Nothing but the lines from the line with "Clone this chart in matplotlib." to the line with "tail_area[1], fontsize=7.5, ha='center', va='center')", both included, is to be repeated, and those exactly. Leave out the pictures.

Provided records:
-*-*-
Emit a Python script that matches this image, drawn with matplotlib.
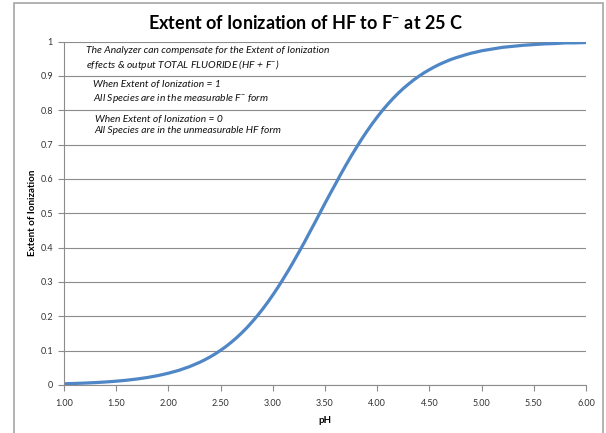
-*-*-
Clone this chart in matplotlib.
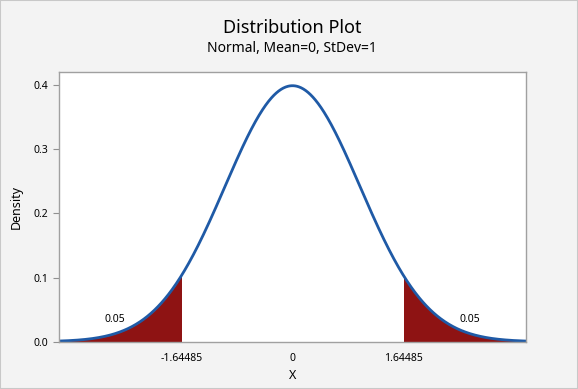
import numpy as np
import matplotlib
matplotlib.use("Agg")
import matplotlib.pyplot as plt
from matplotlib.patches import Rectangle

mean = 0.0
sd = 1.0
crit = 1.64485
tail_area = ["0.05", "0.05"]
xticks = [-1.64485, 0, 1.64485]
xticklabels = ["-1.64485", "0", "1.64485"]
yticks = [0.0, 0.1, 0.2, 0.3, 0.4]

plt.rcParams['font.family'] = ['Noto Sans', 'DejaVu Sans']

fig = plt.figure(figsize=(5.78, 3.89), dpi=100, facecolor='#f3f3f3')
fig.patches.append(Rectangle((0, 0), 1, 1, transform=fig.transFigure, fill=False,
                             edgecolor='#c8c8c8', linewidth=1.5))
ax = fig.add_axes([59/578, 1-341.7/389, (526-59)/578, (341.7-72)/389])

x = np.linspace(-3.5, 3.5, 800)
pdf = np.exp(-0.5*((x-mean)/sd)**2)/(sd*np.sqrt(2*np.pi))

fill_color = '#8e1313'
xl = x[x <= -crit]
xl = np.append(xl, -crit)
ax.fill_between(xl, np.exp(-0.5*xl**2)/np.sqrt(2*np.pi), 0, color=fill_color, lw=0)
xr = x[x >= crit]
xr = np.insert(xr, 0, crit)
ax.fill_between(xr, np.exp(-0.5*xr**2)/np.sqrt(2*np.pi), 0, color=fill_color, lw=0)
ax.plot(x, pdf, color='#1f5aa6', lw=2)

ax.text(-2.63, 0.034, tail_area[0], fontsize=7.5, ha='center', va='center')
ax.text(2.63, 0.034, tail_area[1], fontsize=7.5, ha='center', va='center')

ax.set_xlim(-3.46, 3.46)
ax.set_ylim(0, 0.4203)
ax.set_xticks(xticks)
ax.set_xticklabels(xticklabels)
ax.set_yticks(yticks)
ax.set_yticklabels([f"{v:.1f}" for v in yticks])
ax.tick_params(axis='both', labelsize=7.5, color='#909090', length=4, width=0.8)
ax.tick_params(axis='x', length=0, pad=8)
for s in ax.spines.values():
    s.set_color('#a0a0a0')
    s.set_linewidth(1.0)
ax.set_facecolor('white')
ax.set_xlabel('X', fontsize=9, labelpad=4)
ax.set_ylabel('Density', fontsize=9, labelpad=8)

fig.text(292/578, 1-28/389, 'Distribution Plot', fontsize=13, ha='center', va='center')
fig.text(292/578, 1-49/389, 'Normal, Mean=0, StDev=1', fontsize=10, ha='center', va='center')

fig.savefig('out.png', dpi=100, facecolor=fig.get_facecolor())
-*-*-
Exercise output:
Clone this chart in matplotlib.
import numpy as np
import matplotlib
matplotlib.use("Agg")
import matplotlib.pyplot as plt
from matplotlib.patches import Rectangle

mean = 0.0
sd = 1.0
crit = 1.64485
tail_area = ["0.05", "0.05"]
xticks = [-1.64485, 0, 1.64485]
xticklabels = ["-1.64485", "0", "1.64485"]
yticks = [0.0, 0.1, 0.2, 0.3, 0.4]

plt.rcParams['font.family'] = ['Noto Sans', 'DejaVu Sans']

fig = plt.figure(figsize=(5.78, 3.89), dpi=100, facecolor='#f3f3f3')
fig.patches.append(Rectangle((0, 0), 1, 1, transform=fig.transFigure, fill=False,
                             edgecolor='#c8c8c8', linewidth=1.5))
ax = fig.add_axes([59/578, 1-341.7/389, (526-59)/578, (341.7-72)/389])

x = np.linspace(-3.5, 3.5, 800)
pdf = np.exp(-0.5*((x-mean)/sd)**2)/(sd*np.sqrt(2*np.pi))

fill_color = '#8e1313'
xl = x[x <= -crit]
xl = np.append(xl, -crit)
ax.fill_between(xl, np.exp(-0.5*xl**2)/np.sqrt(2*np.pi), 0, color=fill_color, lw=0)
xr = x[x >= crit]
xr = np.insert(xr, 0, crit)
ax.fill_between(xr, np.exp(-0.5*xr**2)/np.sqrt(2*np.pi), 0, color=fill_color, lw=0)
ax.plot(x, pdf, color='#1f5aa6', lw=2)

ax.text(-2.63, 0.034, tail_area[0], fontsize=7.5, ha='center', va='center')
ax.text(2.63, 0.034, tail_area[1], fontsize=7.5, ha='center', va='center')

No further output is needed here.